ABSTRACT

As on Mwea, so on other settlement schemes in anglophone Africa about which there is relevant information, there has usually been a distinction between staff and settlers. The differences can be identified along many dimensions, among them roles, housing, dress, terms of service, and the attributes brought to schemes. In terms of roles staff have been the supervisors and controllers, with some degree of responsibility to an outside or superior agency, while settlers have been those over whom supervision and control have been exercised. Staff have usually lived in housing of a different type and better standard than settlers, set apart in separate residential areas. Staff have often been distinguished from settlers in dress, most often some form of khaki uniform, or overalls in the case of drivers and artisans. Staff have also tended to lead a separate social life from settlers.

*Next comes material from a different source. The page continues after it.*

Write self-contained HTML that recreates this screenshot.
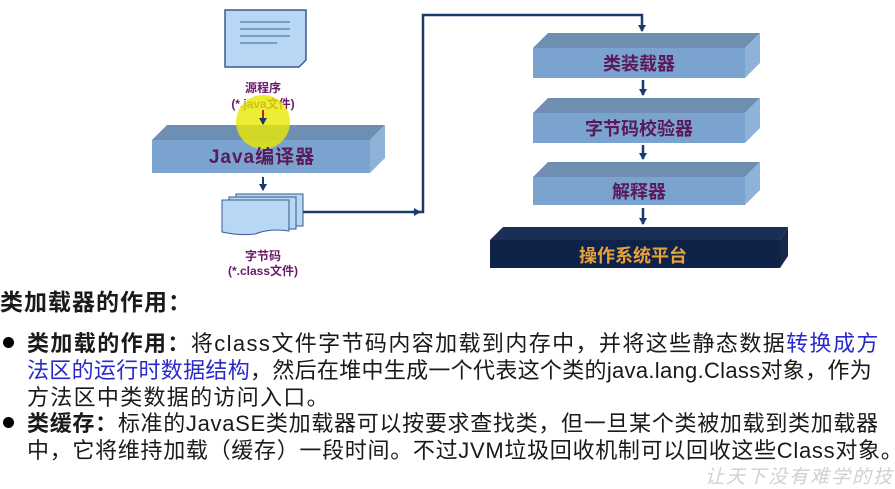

Perhaps the most important distinction, however, concerns what may broadly be called ‘terms of service’. Typically, staff, being almost always employed by government or by a government corporation, have had regular salary payments, often with permanent and pensionable terms, and have been subject to transfers. Settlers, in contrast, have received seasonal payments dependent on several factors, including the success or otherwise of a crop, and it has usually been intended that they should become ‘settled’ through the development of a permanent relationship with a particular piece of land. In part these various differences have been associated with the nature of evolving scheme situations. In part, and prior in time, they have been associated with the characteristics and attitudes which staff and settlers have presented to schemes, and especially with their ethnic, cultural and occupational attributes. When these characteristics and attitudes have been examined, as they will be in this chapter, it will be easier to interpret the manner in which organizations, of which these people form a part, develop on continuing schemes.